• Task to carry out: Leaving out the pictures, retype the lines from the beginning of the listing through the line containing "import matplotlib.ticker as mticker".

• Materials provided:
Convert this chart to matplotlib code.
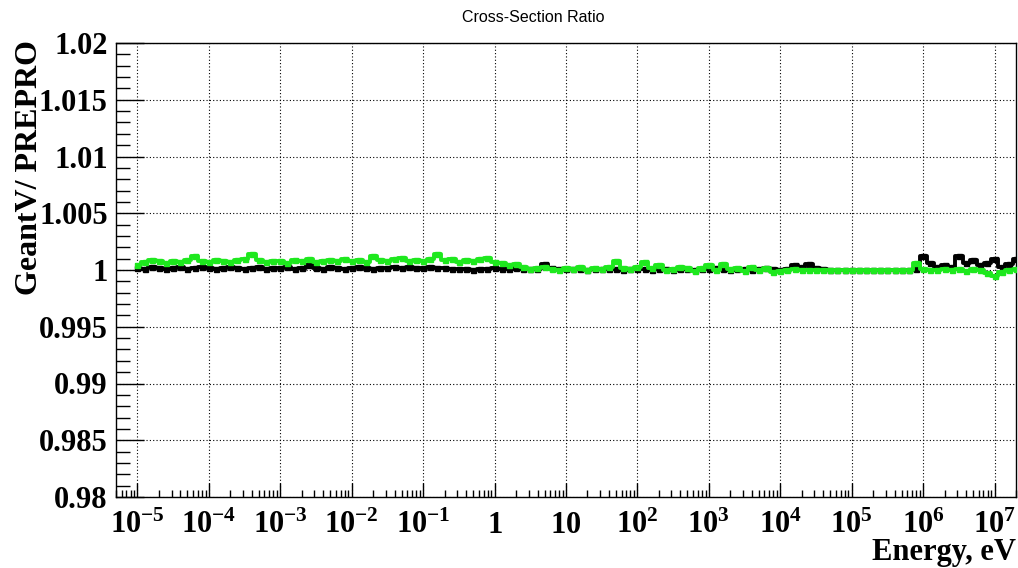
#!/usr/bin/env python3
"""Cross-section ratio GeantV / PREPRO versus energy (ROOT-style plot)."""
import matplotlib
matplotlib.use("Agg")
import matplotlib.pyplot as plt
import matplotlib.ticker as mticker

# log10(energy / eV) of each point
log_energy = [
    -5.0, -4.9, -4.8, -4.7, -4.6, -4.5, -4.4, -4.3, -4.2, -4.1,
    -4.0, -3.9, -3.8, -3.7, -3.6, -3.5, -3.4, -3.3, -3.2, -3.1,
    -3.0, -2.9, -2.8, -2.7, -2.6, -2.5, -2.4, -2.3, -2.2, -2.1,
    -2.0, -1.9, -1.8, -1.7, -1.6, -1.5, -1.4, -1.3, -1.2, -1.1,
    -1.0, -0.9, -0.8, -0.7, -0.6, -0.5, -0.4, -0.3, -0.2, -0.1,
    0.0, 0.1, 0.2, 0.3, 0.4, 0.5, 0.6, 0.7, 0.8, 0.9,
    1.0, 1.1, 1.2, 1.3, 1.4, 1.5, 1.6, 1.7, 1.8, 1.9,
    2.0, 2.1, 2.2, 2.3, 2.4, 2.5, 2.6, 2.7, 2.8, 2.9,
    3.0, 3.1, 3.2, 3.3, 3.4, 3.5, 3.6, 3.7, 3.8, 3.9,
    4.0, 4.1, 4.2, 4.3, 4.4, 4.5, 4.6, 4.7, 4.8, 4.9,
    5.0, 5.1, 5.2, 5.3, 5.4, 5.5, 5.6, 5.7, 5.8, 5.9,
    6.0, 6.1, 6.2, 6.3, 6.4, 6.5, 6.6, 6.7, 6.8, 6.9,
    7.0, 7.1, 7.2, 7.3,
]

# ratio - 1, in units of 1e-4 (black series)
black_dev_e4 = [
    2, 1, 3, 2, 1, 2, 3, 1, 2, 3,
    2, 1, 2, 3, 2, 1, 2, 3, 1, 2,
    2, 3, 1, 2, 4, 2, 1, 3, 2, 1,
    2, 3, 2, 1, 2, 2, 3, 2, 3, 2,
    2, 3, 2, 2, 1, 1, 1, 0, 1, 1,
    2, 1, 1, 2, 1, 1, 1, 5, 2, 1,
    1, 1, 1, 0, 1, 1, 1, 1, 0, 1,
    1, 1, 0, 1, 1, 0, 1, 1, 0, 1,
    1, 2, 1, 0, 1, 1, 0, 1, 2, 1,
    0, 1, 4, 3, 5, 2, 1, 0, 0, 0,
    0, 0, 0, 0, 0, 0, 0, 0, 0, 1,
    12, 6, 3, 4, 3, 12, 6, 9, 4, 6,
    10, 3, 5, 10,
]

# ratio - 1, in units of 1e-4 (green series)
green_dev_e4 = [
    4, 7, 9, 8, 6, 8, 7, 9, 12, 8,
    7, 9, 8, 7, 9, 10, 14, 9, 7, 8,
    8, 6, 9, 8, 10, 7, 8, 9, 8, 10,
    8, 9, 7, 12, 9, 8, 10, 11, 8, 9,
    8, 10, 14, 9, 10, 7, 9, 8, 10, 11,
    7, 6, 4, 5, 3, 1, 2, 3, 1, 0,
    2, 1, 3, 0, 2, 1, 3, 8, 2, 1,
    3, 7, 2, 4, 0, 1, 3, 2, -1, 2,
    4, 0, 5, 1, 2, -1, 3, 0, 2, -2,
    -1, 0, 1, 0, 0, 0, 0, 0, 0, 0,
    0, 0, 0, 0, 0, 0, 0, 0, 0, 6,
    1, 0, 0, 1, 0, 1, -1, 1, 0, -3,
    -5, -2, 0, 1,
]

x_tick_values = [1e-5, 1e-4, 1e-3, 1e-2, 1e-1, 1, 10, 1e2, 1e3, 1e4, 1e5, 1e6, 1e7]
x_tick_labels = [r"$10^{-5}$", r"$10^{-4}$", r"$10^{-3}$", r"$10^{-2}$", r"$10^{-1}$",
                 r"$1$", r"$10$", r"$10^{2}$", r"$10^{3}$", r"$10^{4}$",
                 r"$10^{5}$", r"$10^{6}$", r"$10^{7}$"]

plt.rcParams["mathtext.fontset"] = "custom"
plt.rcParams["mathtext.rm"] = "Liberation Serif:bold"
plt.rcParams["mathtext.it"] = "Liberation Serif:bold"
plt.rcParams["mathtext.bf"] = "Liberation Serif:bold"
plt.rcParams["mathtext.default"] = "rm"

energy = [10 ** v for v in log_energy]
black = [1 + d * 1e-4 for d in black_dev_e4]
green = [1 + d * 1e-4 for d in green_dev_e4]

fig = plt.figure(figsize=(10.18, 5.68), dpi=100)
ax = fig.add_axes([116 / 1018, 1 - 497 / 568, 900 / 1018, 454 / 568])

ax.plot(energy, black, color="black", lw=2.8, drawstyle="steps-mid",
        marker="s", ms=3.6, zorder=3)
ax.plot(energy, green, color="#1ee81e", lw=2.8, drawstyle="steps-mid",
        marker="s", ms=3.6, zorder=4)

ax.set_xscale("log")
ax.set_xlim(5e-6, 2e7)
ax.set_ylim(0.98, 1.02)

ax.xaxis.set_major_locator(mticker.FixedLocator(x_tick_values))
ax.xaxis.set_minor_locator(mticker.LogLocator(base=10, subs=range(2, 10), numticks=50))
ax.xaxis.set_minor_formatter(mticker.NullFormatter())
ax.set_xticklabels(x_tick_labels)
ax.yaxis.set_major_locator(mticker.MultipleLocator(0.005))
ax.yaxis.set_minor_locator(mticker.MultipleLocator(0.001))
ax.yaxis.set_major_formatter(mticker.FuncFormatter(lambda v, _: f"{v:g}"))

ax.grid(True, which="major", color="black", ls=(0, (1, 2)), lw=0.8)
ax.tick_params(axis="x", which="major", direction="in", length=10, width=1, pad=26,
               labelsize=22)
ax.tick_params(axis="x", which="minor", direction="in", length=5, width=1)
ax.tick_params(axis="y", which="major", direction="in", length=20, width=1, pad=6,
               labelsize=22)
ax.tick_params(axis="y", which="minor", direction="in", length=10, width=1)
for lab in ax.get_xticklabels():
    lab.set_va("baseline")
for lab in ax.get_yticklabels():
    lab.set_fontfamily("Liberation Serif")
    lab.set_fontweight("bold")
for sp in ax.spines.values():
    sp.set_linewidth(1)

fig.text(533 / 1018, 1 - 18 / 568, "Cross-Section Ratio", ha="center", va="center",
         fontsize=11.5, family="Liberation Sans")
fig.text(1016 / 1018, 1 - 560 / 568, "Energy, eV", ha="right", va="baseline",
         fontsize=22, family="Liberation Serif", fontweight="bold")
fig.text(30 / 1018, 1 - 40 / 568, "GeantV/ PREPRO", ha="center", va="top", rotation=90,
         fontsize=23, family="Liberation Serif", fontweight="bold")

fig.savefig("out.png", dpi=100)
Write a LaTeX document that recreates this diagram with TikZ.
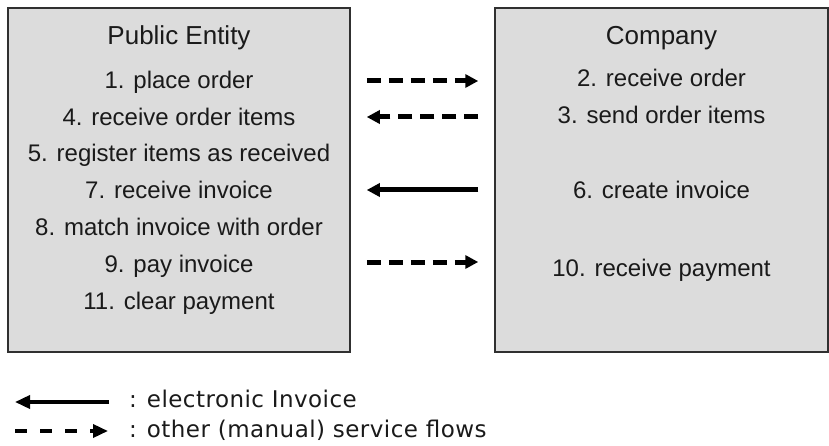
\documentclass[tikz,border=0pt]{standalone}
\usepackage{fontspec}
\setmainfont{Liberation Sans}
\newfontfamily\legendfont[LetterSpace=2]{DejaVu Sans}
\usetikzlibrary{arrows.meta}

\definecolor{boxfill}{HTML}{DCDCDC}
\definecolor{boxline}{HTML}{303030}
\definecolor{ink}{HTML}{1A1A1A}

\tikzset{
  party/.style={draw=boxline, fill=boxfill, line width=1.5pt, inner sep=0pt},
  partytitle/.style={anchor=base, inner sep=0pt, text=ink,
    font=\fontsize{26pt}{30pt}\selectfont},
  partyitem/.style={anchor=base, inner sep=0pt, text=ink,
    font=\fontsize{24pt}{28pt}\selectfont},
  eflow/.style={line width=5pt, -{Triangle[length=13pt,width=13pt]},
    shorten <=16pt, shorten >=16pt},
  mflow/.style={eflow, dash pattern=on 14pt off 8pt},
  legsolid/.style={line width=3.5pt, -{Triangle[length=15pt,width=13pt]}},
  legdash/.style={legsolid, dash pattern=on 12pt off 13pt},
  legtext/.style={anchor=base west, inner sep=0pt, text=ink,
    font=\legendfont\fontsize{23pt}{27pt}\selectfont},
}

\begin{document}
\begin{tikzpicture}[x=1pt,y=-1pt]
  \useasboundingbox (0,0) rectangle (829,446);

  % the two parties
  \node[party, minimum width=342pt, minimum height=344pt] (pe) at (179,180) {};
  \node[party, minimum width=333pt, minimum height=344pt] (co) at (661.5,180) {};

  % public entity steps
  \node[partytitle] (pet) at (179,45) {Public Entity};
  \node[partyitem] (p1)  at (179,89)  {1. place order};
  \node[partyitem] (p4)  at (179,126) {4. receive order items};
  \node[partyitem] (p5)  at (179,162) {5. register items as received};
  \node[partyitem] (p7)  at (179,199) {7. receive invoice};
  \node[partyitem] (p8)  at (179,236) {8. match invoice with order};
  \node[partyitem] (p9)  at (179,272) {9. pay invoice};
  \node[partyitem] (p11) at (179,309) {11. clear payment};

  % company steps
  \node[partytitle] (cot) at (661.5,45) {Company};
  \node[partyitem] (c2)  at (661.5,87)  {2. receive order};
  \node[partyitem] (c3)  at (661.5,124) {3. send order items};
  \node[partyitem] (c6)  at (661.5,199) {6. create invoice};
  \node[partyitem] (c10) at (661.5,276) {10. receive payment};

  % flows between the parties
  \coordinate (r1) at (0,81);
  \coordinate (r2) at (0,117);
  \coordinate (r3) at (0,190);
  \coordinate (r4) at (0,262);
  \draw[mflow] (pe.east |- r1) -- (co.west |- r1);
  \draw[mflow] (co.west |- r2) -- (pe.east |- r2);
  \draw[eflow] (co.west |- r3) -- (pe.east |- r3);
  \draw[mflow] (pe.east |- r4) -- (co.west |- r4);

  % legend
  \coordinate (ls1) at (15,402);
  \coordinate (ls2) at (109,402);
  \draw[legsolid] (ls2) -- (ls1);
  \coordinate (ld1) at (15,431);
  \coordinate (ld2) at (108,431);
  \draw[legdash] (ld1) -- (ld2);
  \node[legtext] (lt1) at (129,407) {:\hspace{10pt}electronic Invoice};
  \node[legtext] (lt2) at (129,437) {:\hspace{10pt}other (manual) service flows};
\end{tikzpicture}
\end{document}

• Response to this exercise:
Convert this chart to matplotlib code.
#!/usr/bin/env python3
"""Cross-section ratio GeantV / PREPRO versus energy (ROOT-style plot)."""
import matplotlib
matplotlib.use("Agg")
import matplotlib.pyplot as plt
import matplotlib.ticker as mticker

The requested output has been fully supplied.